Schacter was born in Brownsville, Brooklyn and the youngest of 10 children. His parents came from Poland. His father, Pincus, was a seventh-generation shochet, or ritual slaughterer; his mother, the former Miriam Schimmelman, was a real estate manager.

Schacter earned a bachelor’s degree from Yeshiva University in New York in 1938 and Rabbi Isaac Elchanan Theological Seminary in 1941. He spent about a year as a pulpit rabbi in Stamford, Connecticut before enlisting in the Army in 1942.

During World War II, he was a chaplain in the Third Army's VIII Corps.[4] and was the first US Army Chaplain to enter and participate in the liberation of the Buchenwald concentration camp on April 11 1945, barely an hour after it had been liberated by Gen.

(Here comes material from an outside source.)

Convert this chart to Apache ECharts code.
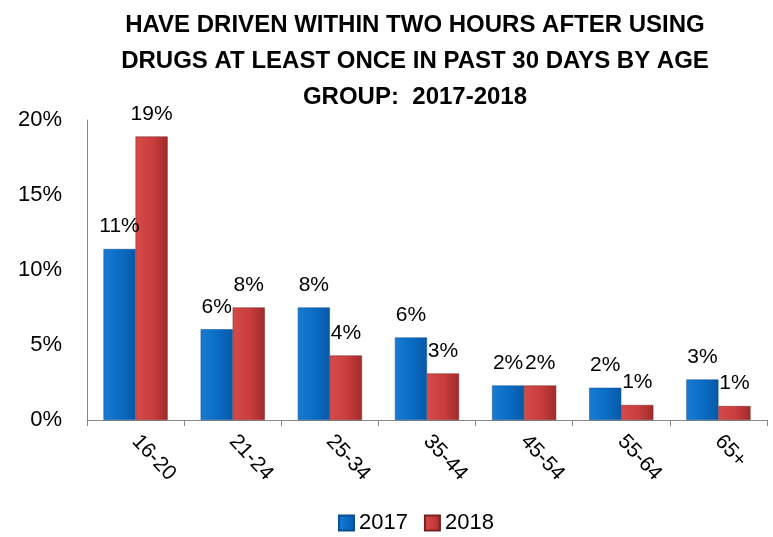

George Patton's troops. Rabbi Schacter remained at Buchenwald for months, tending to survivors and leading religious services. One of the children who he personally rescued from the camp was then 7-year old Yisrael Meir Lau, who grew up to become the Ashkenazi Chief Rabbi of Israel. Later he aided in the resettlement of displaced persons, one of whom was teenaged Elie Wiesel, one of some thousand Jewish orphans liberated that day. He was discharged from the Army with the rank of captain.[5]

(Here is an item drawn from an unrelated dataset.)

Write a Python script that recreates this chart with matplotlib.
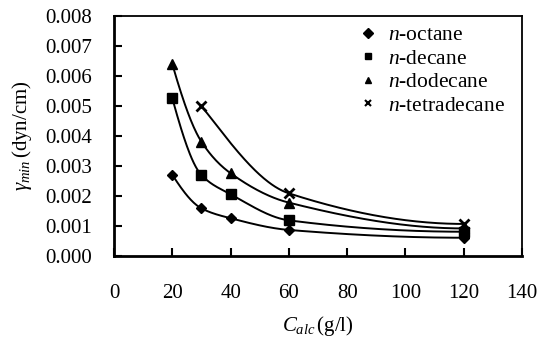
import numpy as np
import matplotlib
matplotlib.use("Agg")
import matplotlib.pyplot as plt

plt.rcParams['font.family'] = ['Liberation Serif', 'DejaVu Serif']
plt.rcParams['mathtext.fontset'] = 'custom'
plt.rcParams['mathtext.rm'] = 'Liberation Serif'
plt.rcParams['mathtext.it'] = 'Liberation Serif:italic'

# Data (x: alcohol concentration g/l, y: gamma_min dyn/cm)
x_oct = [20, 30, 40, 60, 120]
y_oct = [0.00271, 0.00159, 0.00126, 0.00087, 0.00061]
x_dec = [20, 30, 40, 60, 120]
y_dec = [0.00526, 0.00270, 0.00206, 0.00119, 0.00081]
x_dod = [20, 30, 40, 60, 120]
y_dod = [0.00640, 0.00381, 0.00276, 0.00178, 0.00092]
x_tet = [30, 60, 120]
y_tet = [0.00500, 0.00209, 0.00107]

labels = ['$n$-octane', '$n$-decane', '$n$-dodecane', '$n$-tetradecane']
markers = ['D', 's', '^', 'x']

xticks = [0, 20, 40, 60, 80, 100, 120, 140]
yticks = [0.000, 0.001, 0.002, 0.003, 0.004, 0.005, 0.006, 0.007, 0.008]


def pchip(x, y, xn):
    x = np.asarray(x, float); y = np.asarray(y, float)
    h = np.diff(x); d = np.diff(y) / h
    n = len(x)
    m = np.zeros(n)
    for k in range(1, n - 1):
        if d[k - 1] * d[k] > 0:
            w1 = 2 * h[k] + h[k - 1]; w2 = h[k] + 2 * h[k - 1]
            m[k] = (w1 + w2) / (w1 / d[k - 1] + w2 / d[k])
    m[0] = d[0]; m[-1] = d[-1]
    if n > 2:
        m[0] = ((2 * h[0] + h[1]) * d[0] - h[0] * d[1]) / (h[0] + h[1])
        if np.sign(m[0]) != np.sign(d[0]): m[0] = 0
        m[-1] = ((2 * h[-1] + h[-2]) * d[-1] - h[-1] * d[-2]) / (h[-1] + h[-2])
        if np.sign(m[-1]) != np.sign(d[-1]): m[-1] = 0
    idx = np.clip(np.searchsorted(x, xn) - 1, 0, n - 2)
    t = (xn - x[idx]) / h[idx]
    h00 = 2 * t**3 - 3 * t**2 + 1; h10 = t**3 - 2 * t**2 + t
    h01 = -2 * t**3 + 3 * t**2; h11 = t**3 - t**2
    return h00 * y[idx] + h10 * h[idx] * m[idx] + h01 * y[idx + 1] + h11 * h[idx] * m[idx + 1]


fig = plt.figure(figsize=(5.52, 3.46), dpi=100)
ax = fig.add_axes([0.2065, 0.260, 0.7392, 0.6938])

series = [(x_oct, y_oct), (x_dec, y_dec), (x_dod, y_dod), (x_tet, y_tet)]
for (xs, ys), mk, lb in zip(series, markers, labels):
    xn = np.linspace(xs[0], xs[-1], 300)
    ax.plot(xn, pchip(xs, ys, xn), color='black', lw=1.4)
    ms = 7 if mk != 'D' else 5.5
    ax.plot(xs, ys, linestyle='none', marker=mk, color='black', ms=ms,
            mew=2 if mk == 'x' else 1)
    ax.plot([], [], linestyle='none', marker=mk, color='black',
            ms=5 if mk != 'x' else 4, mew=1.5 if mk == 'x' else 1, label=lb)

ax.set_xlim(0, 140)
ax.set_ylim(0, 0.008)
ax.set_xticks(xticks)
ax.set_yticks(yticks)
ax.set_yticklabels([f'{v:.3f}' for v in yticks])
ax.tick_params(axis='both', direction='in', length=6, width=1.5, labelsize=15)
ax.tick_params(axis='x', pad=20)
ax.tick_params(axis='y', pad=16)
for s in ['left', 'bottom']:
    ax.spines[s].set_linewidth(2)
for s in ['top', 'right']:
    ax.spines[s].set_linewidth(1.3)

ax.set_xlabel(r'$C_{alc}\,$(g/l)', fontsize=15, labelpad=8)
ax.set_ylabel(r'$\gamma_{min}\,$(dyn/cm)', fontsize=15, labelpad=8)

leg = ax.legend(loc='upper left', bbox_to_anchor=(0.555, 1.042), frameon=False,
                fontsize=15.5, handlelength=0.8, handletextpad=0.5,
                labelspacing=0.16, borderpad=0.4)

fig.savefig('out.png', dpi=100)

Schacter was the Rabbi of the Mosholu Jewish Center in the Bronx from 1947 till it closed in 1999.[6]

In 1956, he went to the Soviet Union with an American rabbinic delegation as advocate for the rights of Soviet Jews and an adviser on the subject to President Richard Nixon.[7]

Death

Schacter lived in the Riverdale, Bronx and died March 21, 2013. He was 95 and is survived by his wife, the former Pnina Gewirtz, whom he married in 1948; a son, Rabbi Jacob J. Schacter, the former director of the Soloveitchik Institute;[1] a daughter, Miriam Schacter; four grandchildren; and eight great-grandchildren.[8]